Skip every picture, and extract verbatim the lines from the line containing "Output the web" to the line containing "1.20e7, 1.48e7, 1.62e7];", both lines included.

● DATA PROVIDED:
━━━━━━━━
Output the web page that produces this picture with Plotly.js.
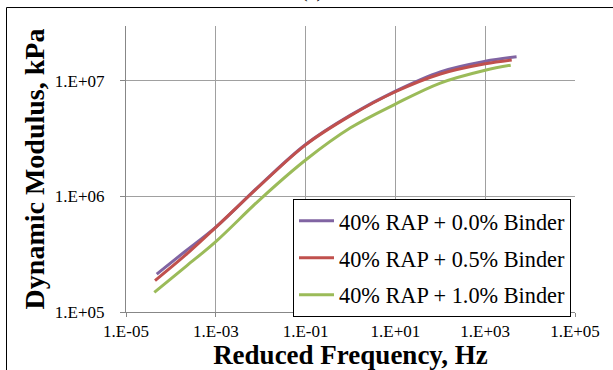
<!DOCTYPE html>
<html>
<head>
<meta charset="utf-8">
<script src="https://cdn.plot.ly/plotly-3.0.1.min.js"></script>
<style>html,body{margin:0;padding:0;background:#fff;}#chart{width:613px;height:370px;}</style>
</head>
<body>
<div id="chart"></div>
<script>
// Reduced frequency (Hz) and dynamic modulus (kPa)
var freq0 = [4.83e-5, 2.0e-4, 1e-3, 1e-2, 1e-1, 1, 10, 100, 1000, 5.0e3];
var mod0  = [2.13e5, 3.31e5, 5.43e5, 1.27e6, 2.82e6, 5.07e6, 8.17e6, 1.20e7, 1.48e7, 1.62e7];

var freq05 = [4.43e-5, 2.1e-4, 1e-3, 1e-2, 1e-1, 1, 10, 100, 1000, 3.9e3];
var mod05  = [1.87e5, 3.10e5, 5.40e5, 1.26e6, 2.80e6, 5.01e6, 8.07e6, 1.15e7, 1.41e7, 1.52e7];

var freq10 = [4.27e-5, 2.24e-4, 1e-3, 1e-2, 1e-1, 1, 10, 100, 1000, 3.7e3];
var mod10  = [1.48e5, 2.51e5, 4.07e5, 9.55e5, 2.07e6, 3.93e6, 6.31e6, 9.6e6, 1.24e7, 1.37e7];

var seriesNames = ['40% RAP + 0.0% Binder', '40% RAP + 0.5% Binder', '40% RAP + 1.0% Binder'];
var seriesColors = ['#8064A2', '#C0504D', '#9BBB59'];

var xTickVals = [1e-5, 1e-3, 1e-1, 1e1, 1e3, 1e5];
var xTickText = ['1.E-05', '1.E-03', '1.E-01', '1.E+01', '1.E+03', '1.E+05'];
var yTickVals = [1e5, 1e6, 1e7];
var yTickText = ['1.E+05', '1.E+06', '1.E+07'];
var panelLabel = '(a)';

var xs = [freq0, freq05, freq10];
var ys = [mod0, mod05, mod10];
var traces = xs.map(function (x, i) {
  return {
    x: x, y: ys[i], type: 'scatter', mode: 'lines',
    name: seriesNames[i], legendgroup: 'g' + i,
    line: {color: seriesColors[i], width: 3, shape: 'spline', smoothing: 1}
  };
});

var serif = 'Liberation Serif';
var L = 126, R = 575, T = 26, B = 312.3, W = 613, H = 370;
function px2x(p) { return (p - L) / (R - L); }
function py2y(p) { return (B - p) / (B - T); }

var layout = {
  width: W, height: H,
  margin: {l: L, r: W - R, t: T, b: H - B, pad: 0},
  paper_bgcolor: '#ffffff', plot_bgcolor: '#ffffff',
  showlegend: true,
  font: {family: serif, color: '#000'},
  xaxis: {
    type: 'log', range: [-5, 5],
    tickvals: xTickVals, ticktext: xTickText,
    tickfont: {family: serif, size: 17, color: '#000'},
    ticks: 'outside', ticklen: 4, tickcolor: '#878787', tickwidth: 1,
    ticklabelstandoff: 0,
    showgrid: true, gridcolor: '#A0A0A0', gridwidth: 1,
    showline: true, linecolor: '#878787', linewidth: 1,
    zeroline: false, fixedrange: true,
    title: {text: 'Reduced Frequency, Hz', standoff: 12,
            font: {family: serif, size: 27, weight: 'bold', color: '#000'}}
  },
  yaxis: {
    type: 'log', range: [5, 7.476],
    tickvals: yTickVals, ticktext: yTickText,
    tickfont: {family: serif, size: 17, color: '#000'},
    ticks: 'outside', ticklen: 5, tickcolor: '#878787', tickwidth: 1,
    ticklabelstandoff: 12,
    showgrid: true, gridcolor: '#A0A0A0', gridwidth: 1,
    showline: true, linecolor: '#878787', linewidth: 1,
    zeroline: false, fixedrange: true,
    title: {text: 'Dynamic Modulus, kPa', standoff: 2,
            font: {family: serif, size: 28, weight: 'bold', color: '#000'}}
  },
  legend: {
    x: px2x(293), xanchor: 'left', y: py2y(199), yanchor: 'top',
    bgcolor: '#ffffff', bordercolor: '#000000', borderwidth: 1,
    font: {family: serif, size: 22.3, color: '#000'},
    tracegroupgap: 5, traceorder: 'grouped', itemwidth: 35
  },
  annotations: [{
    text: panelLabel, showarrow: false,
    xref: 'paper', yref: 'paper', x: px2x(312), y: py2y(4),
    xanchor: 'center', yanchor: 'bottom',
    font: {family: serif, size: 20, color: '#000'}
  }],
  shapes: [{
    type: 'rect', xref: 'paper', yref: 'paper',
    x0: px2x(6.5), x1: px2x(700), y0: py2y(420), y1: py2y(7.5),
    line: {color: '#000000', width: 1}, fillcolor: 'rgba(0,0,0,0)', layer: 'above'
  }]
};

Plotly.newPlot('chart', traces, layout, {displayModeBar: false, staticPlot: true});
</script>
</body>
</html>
━━━━━━━━
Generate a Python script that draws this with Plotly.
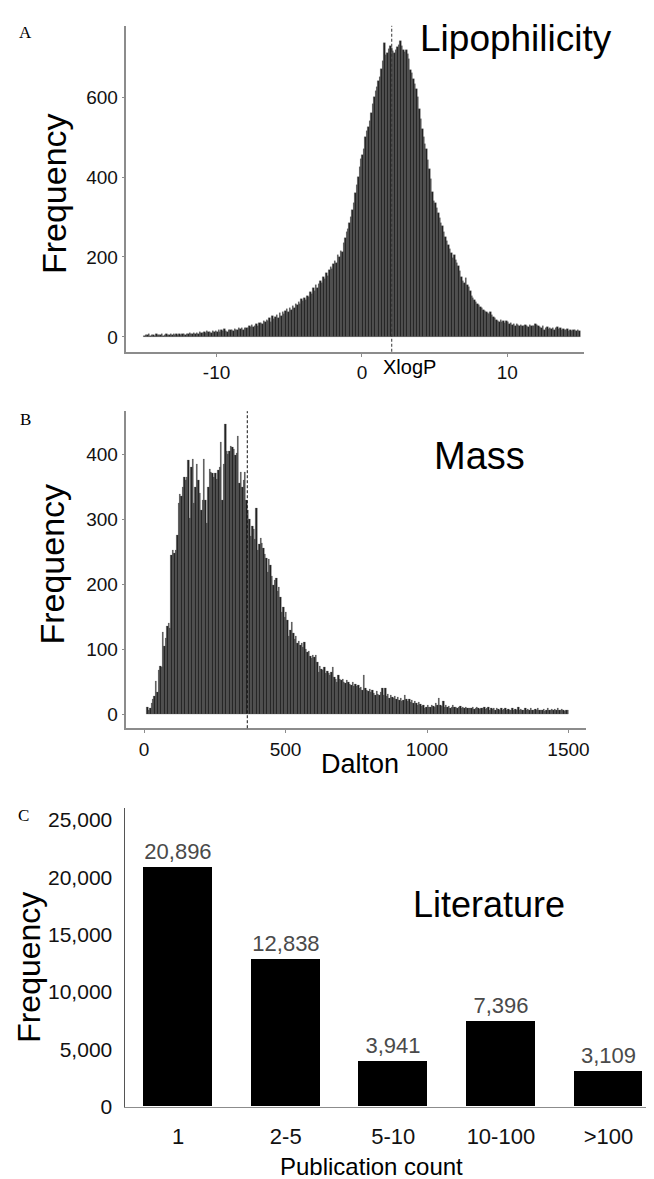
━━━━━━━━
● OUTPUT:
Output the web page that produces this picture with Plotly.js.
<!DOCTYPE html>
<html>
<head>
<meta charset="utf-8">
<script src="https://cdn.plot.ly/plotly-3.0.1.min.js"></script>
<style>html,body{margin:0;padding:0;background:#fff;}#chart{width:613px;height:370px;}</style>
</head>
<body>
<div id="chart"></div>
<script>
// Reduced frequency (Hz) and dynamic modulus (kPa)
var freq0 = [4.83e-5, 2.0e-4, 1e-3, 1e-2, 1e-1, 1, 10, 100, 1000, 5.0e3];
var mod0  = [2.13e5, 3.31e5, 5.43e5, 1.27e6, 2.82e6, 5.07e6, 8.17e6, 1.20e7, 1.48e7, 1.62e7];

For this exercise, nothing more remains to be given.